Aim:
Extract all lines that hold "chart" from the records below.

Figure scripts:
— BEGIN —

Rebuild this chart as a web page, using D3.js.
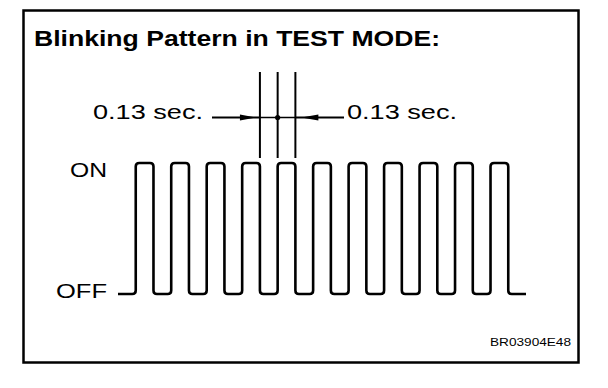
<!DOCTYPE html>
<html>
<head>
<meta charset="utf-8">
<script src="https://cdn.jsdelivr.net/npm/d3@7"></script>
<style>
  html, body { margin: 0; padding: 0; background: #fff; }
  svg { display: block; }
  text { font-family: "Liberation Sans", Arial, sans-serif; fill: #000; }
</style>
</head>
<body>
<svg id="chart" width="608" height="388"></svg>
<script>
// Lamp state for each consecutive segment of the blink signal
const segmentLevels = ["OFF",
  "ON", "OFF", "ON", "OFF", "ON", "OFF", "ON", "OFF", "ON", "OFF", "ON",
  "OFF", "ON", "OFF", "ON", "OFF", "ON", "OFF", "ON", "OFF", "ON",
  "OFF"];
// Duration of each segment, seconds
const segmentSeconds = [0.13,
  0.13, 0.13, 0.13, 0.13, 0.13, 0.13, 0.13, 0.13, 0.13, 0.13, 0.13,
  0.13, 0.13, 0.13, 0.13, 0.13, 0.13, 0.13, 0.13, 0.13, 0.13,
  0.13];
const levelLabels = ["ON", "OFF"];
const titleText = "Blinking Pattern in TEST MODE:";
const intervalLabel = "0.13 sec.";
const figureCode = "BR03904E48";
// Segments whose edges are dimensioned (5th ON pulse and the OFF gap before it)
const dimensionSegments = [8, 9];

const svg = d3.select("#chart");

// Segment start/end times
let acc = 0;
const segments = segmentLevels.map((lvl, i) => {
  const s = { level: lvl, t0: acc, t1: acc + segmentSeconds[i] };
  acc += segmentSeconds[i];
  return s;
});
const totalTime = acc;

const x = d3.scaleLinear().domain([0, totalTime]).range([118, 526]);
const y = d3.scalePoint().domain(levelLabels).range([163, 294]);

// Wide-set lettering: fix each label to its drawn width
function label(tx, ty, size, width, str, weight, anchor) {
  return svg.append("text")
    .attr("x", tx).attr("y", ty)
    .attr("font-size", size)
    .attr("font-weight", weight || "normal")
    .attr("text-anchor", anchor || "start")
    .attr("textLength", width)
    .attr("lengthAdjust", "spacingAndGlyphs")
    .text(str);
}

// Frame
svg.append("rect")
  .attr("x", 23.5).attr("y", 10.5)
  .attr("width", 555).attr("height", 352)
  .attr("fill", "none").attr("stroke", "#000").attr("stroke-width", 2.5);

// Title
label(34, 46, 22, 406, titleText, "bold");

// Waveform vertices
const pts = [];
segments.forEach(s => {
  pts.push([x(s.t0), y(s.level)]);
  pts.push([x(s.t1), y(s.level)]);
});

// Path with softly rounded corners
function roundedPath(points, r) {
  const p = d3.path();
  p.moveTo(points[0][0], points[0][1]);
  for (let i = 1; i < points.length - 1; i++) {
    const [px, py] = points[i - 1], [cx, cy] = points[i], [nx, ny] = points[i + 1];
    const d1 = Math.hypot(cx - px, cy - py), d2 = Math.hypot(nx - cx, ny - cy);
    if (d1 === 0 || d2 === 0) continue;
    const r1 = Math.min(r, d1 / 2), r2 = Math.min(r, d2 / 2);
    p.lineTo(cx - (cx - px) / d1 * r1, cy - (cy - py) / d1 * r1);
    p.quadraticCurveTo(cx, cy, cx + (nx - cx) / d2 * r2, cy + (ny - cy) / d2 * r2);
  }
  const last = points[points.length - 1];
  p.lineTo(last[0], last[1]);
  return p.toString();
}

svg.append("path")
  .attr("d", roundedPath(pts, 3.5))
  .attr("fill", "none").attr("stroke", "#000")
  .attr("stroke-width", 2.6).attr("stroke-linejoin", "round");

// Level labels
label(70, 177, 19.5, 37, levelLabels[0]);
label(56, 298, 20, 51, levelLabels[1]);

// Dimension lines for the 0.13 sec intervals
const edgeTimes = [segments[dimensionSegments[0]].t0,
                   segments[dimensionSegments[1]].t0,
                   segments[dimensionSegments[1]].t1];
const dimY = 117.5;
svg.selectAll("line.ext").data(edgeTimes).join("line")
  .attr("class", "ext")
  .attr("x1", d => x(d)).attr("x2", d => x(d))
  .attr("y1", 72).attr("y2", 158)
  .attr("stroke", "#000").attr("stroke-width", 2);

// Leader lines
svg.append("line")
  .attr("x1", 212).attr("x2", x(edgeTimes[0])).attr("y1", dimY).attr("y2", dimY)
  .attr("stroke", "#000").attr("stroke-width", 2);
svg.append("line")
  .attr("x1", x(edgeTimes[0])).attr("x2", x(edgeTimes[2])).attr("y1", dimY).attr("y2", dimY)
  .attr("stroke", "#000").attr("stroke-width", 1.6);
svg.append("line")
  .attr("x1", x(edgeTimes[2])).attr("x2", 344).attr("y1", dimY).attr("y2", dimY)
  .attr("stroke", "#000").attr("stroke-width", 2);

// Arrowheads pointing at the outer edges
const ax0 = x(edgeTimes[0]), ax2 = x(edgeTimes[2]);
svg.append("path")
  .attr("d", `M${ax0 - 20},${dimY - 3} L${ax0 - 4},${dimY} L${ax0 - 20},${dimY + 3} Z`)
  .attr("fill", "#000");
svg.append("path")
  .attr("d", `M${ax2 + 23},${dimY - 3} L${ax2 + 6},${dimY} L${ax2 + 23},${dimY + 3} Z`)
  .attr("fill", "#000");
// Centre dot on the middle edge
svg.append("circle")
  .attr("cx", x(edgeTimes[1])).attr("cy", dimY).attr("r", 2.6).attr("fill", "#000");

// Interval labels
label(93, 119, 21, 110, intervalLabel);
label(347, 119, 21, 110, intervalLabel);

// Figure code
label(490, 345.5, 10.2, 81, figureCode);
</script>
</body>
</html>
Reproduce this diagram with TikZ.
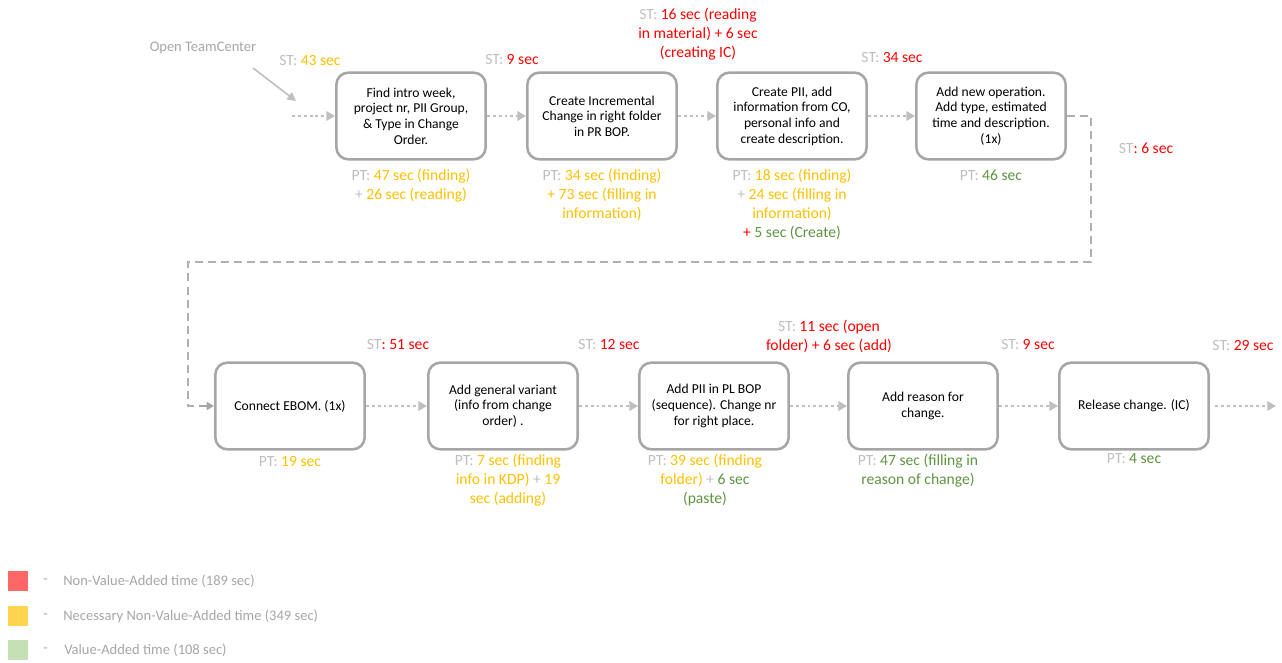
\documentclass[tikz,border=0pt]{standalone}
\usepackage{fontspec}
\setmainfont{Carlito}
\usetikzlibrary{arrows.meta}
\definecolor{lgray}{HTML}{BFBFBF}
\definecolor{bgray}{HTML}{A6A6A6}
\definecolor{dgray}{HTML}{B0B0B0}
\definecolor{tred}{HTML}{FF0000}
\definecolor{tyel}{HTML}{FFC000}
\definecolor{tgrn}{HTML}{5E9440}
\definecolor{lred}{HTML}{FF6666}
\definecolor{lyel}{HTML}{FFD54F}
\definecolor{lgrn}{HTML}{C5E0B4}
\newcommand{\Cg}[1]{\textcolor{lgray}{#1}}
\newcommand{\Cr}[1]{\textcolor{tred}{#1}}
\newcommand{\Cy}[1]{\textcolor{tyel}{#1}}
\newcommand{\Cn}[1]{\textcolor{tgrn}{#1}}
\begin{document}
\begin{tikzpicture}[x=0.75pt,y=-0.75pt,
  proc/.style={draw=bgray, line width=1.9pt, rounded corners=9pt,
    minimum width=112pt, minimum height=65pt, align=center,
    font=\fontsize{10.2}{11.7}\selectfont, text=black, fill=white, inner sep=2pt},
  lab/.style={align=center, font=\fontsize{11.7}{14.25}\selectfont, inner sep=0pt},
  flow/.style={draw=lgray, line width=1.9pt, dash pattern=on 2.2pt off 2.2pt,
    -{Triangle[length=6.5pt,width=7pt,fill=lgray]}},
  link/.style={draw=dgray, line width=1.5pt, dash pattern=on 6pt off 3.8pt},
  sq/.style={minimum size=15pt, inner sep=0pt},
  leg/.style={font=\fontsize{10.9}{13}\selectfont, text=bgray, inner sep=0pt, anchor=west}
]
\useasboundingbox (0,0) rectangle (1282,663);

% row 1
\node[proc] (b1) at (411,116) {Find intro week,\\project nr, PII Group,\\\& Type in Change\\Order.};
\node[proc] (b2) at (602,116) {Create Incremental\\Change in right folder\\in PR BOP.};
\node[proc] (b3) at (792,116) {Create PII, add\\information from CO,\\personal info and\\create description.};
\node[proc] (b4) at (991,116) {Add new operation.\\Add type, estimated\\time and description.\\(1x)};
% row 2
\node[proc] (b5) at (290,406) {Connect EBOM. (1x)};
\node[proc] (b6) at (503,406) {Add general variant\\(info from change\\order) .};
\node[proc] (b7) at (714,406) {Add PII in PL BOP\\(sequence). Change nr\\for right place.};
\node[proc] (b8) at (923,406) {Add reason for\\change.};
\node[proc] (b9) at (1134,406) {Release change. (IC)};

% start
\node[leg, anchor=center, text=bgray] (open) at (203,48) {Open TeamCenter};
\coordinate (o1) at (253,68);
\coordinate (o2) at (296,101);
\draw[draw=lgray, line width=1.2pt, -{Triangle[length=6.5pt,width=6.5pt,fill=lgray]}] (o1) -- (o2);
\coordinate (in) at (292,116);
\draw[flow] (in) -- (b1.west);
\draw[flow] (b1.east) -- (b2.west);
\draw[flow] (b2.east) -- (b3.west);
\draw[flow] (b3.east) -- (b4.west);
% return link
\coordinate (r1) at (1091,116);
\coordinate (r2) at (1091,262);
\coordinate (r3) at (188,262);
\coordinate (r4) at (188,406);
\coordinate (r5) at (194,406);
\coordinate (r6) at (199,406);
\draw[link] (b4.east) -- (r1) -- (r2) -- (r3) -- (r4) -- (r5);
\draw[draw=bgray, line width=1.2pt, -{Triangle[length=5.5pt,width=6pt,fill=bgray]}] (r6) -- (b5.west);
\draw[flow] (b5.east) -- (b6.west);
\draw[flow] (b6.east) -- (b7.west);
\draw[flow] (b7.east) -- (b8.west);
\draw[flow] (b8.east) -- (b9.west);
\coordinate (out) at (1276,406);
\draw[flow, shorten <=4pt] (b9.east) -- (out);

% ST labels
\node[lab] (st1) at (310,61) {\Cg{ST:} \Cy{43 sec}};
\node[lab] (st2) at (512,60) {\Cg{ST:} \Cr{9 sec}};
\node[lab] (st3) at (698,34) {\Cg{ST:} \Cr{16 sec (reading}\\\Cr{in material) + 6 sec}\\\Cr{(creating IC)}};
\node[lab] (st4) at (892,58) {\Cg{ST:} \Cr{34 sec}};
\node[lab] (st5) at (1146,148) {\Cg{ST}\Cr{: 6 sec}};
\node[lab] (st6) at (398,344) {\Cg{ST}\Cr{: 51 sec}};
\node[lab] (st7) at (609,344) {\Cg{ST:} \Cr{12 sec}};
\node[lab] (st8) at (829,336) {\Cg{ST:} \Cr{11 sec (open}\\\Cr{folder) + 6 sec (add)}};
\node[lab] (st9) at (1028,344) {\Cg{ST:} \Cr{9 sec}};
\node[lab] (st10) at (1243,345) {\Cg{ST:} \Cr{29 sec}};

% PT labels
\node[lab, anchor=north] (pt1) at (411,169) {\Cg{PT:} \Cy{47 sec (finding)}\\\Cg{+} \Cy{26 sec (reading)}};
\node[lab, anchor=north] (pt2) at (602,169) {\Cg{PT:} \Cy{34 sec (finding)}\\\Cy{+ 73 sec (filling in}\\\Cy{information)}};
\node[lab, anchor=north] (pt3) at (792,169) {\Cg{PT:} \Cy{18 sec (finding)}\\\Cg{+} \Cy{24 sec (filling in}\\\Cy{information)}\\\Cr{+} \Cn{5 sec (Create)}};
\node[lab, anchor=north] (pt4) at (991,170) {\Cg{PT:} \Cn{46 sec}};
\node[lab, anchor=north] (pt5) at (290,456) {\Cg{PT:} \Cy{19 sec}};
\node[lab, anchor=north] (pt6) at (508,454) {\Cg{PT:} \Cy{7 sec (finding}\\\Cy{info in KDP)} \Cg{+} \Cy{19}\\\Cy{sec (adding)}};
\node[lab, anchor=north] (pt7) at (705,454) {\Cg{PT:} \Cy{39 sec (finding}\\\Cy{folder)} \Cg{+} \Cn{6 sec}\\\Cn{(paste)}};
\node[lab, anchor=north] (pt8) at (918,454) {\Cg{PT:} \Cn{47 sec (filling in}\\\Cn{reason of change)}};
\node[lab, anchor=north] (pt9) at (1134,453) {\Cg{PT:} \Cn{4 sec}};

% legend
\node[sq, fill=lred] (s1) at (18,581) {};
\node[sq, fill=lyel] (s2) at (18,616) {};
\node[sq, fill=lgrn] (s3) at (18,650) {};
\node[leg] (d1) at (43,581) {-};
\node[leg] (d2) at (43,616) {-};
\node[leg] (d3) at (43,650) {-};
\node[leg] (l1) at (63,581) {Non-Value-Added time (189 sec)};
\node[leg] (l2) at (63,616) {Necessary Non-Value-Added time (349 sec)};
\node[leg] (l3) at (64,650) {Value-Added time (108 sec)};
\end{tikzpicture}
\end{document}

— END —

Final answer:
Rebuild this chart as a web page, using D3.js.
<svg id="chart" width="608" height="388"></svg>
const svg = d3.select("#chart");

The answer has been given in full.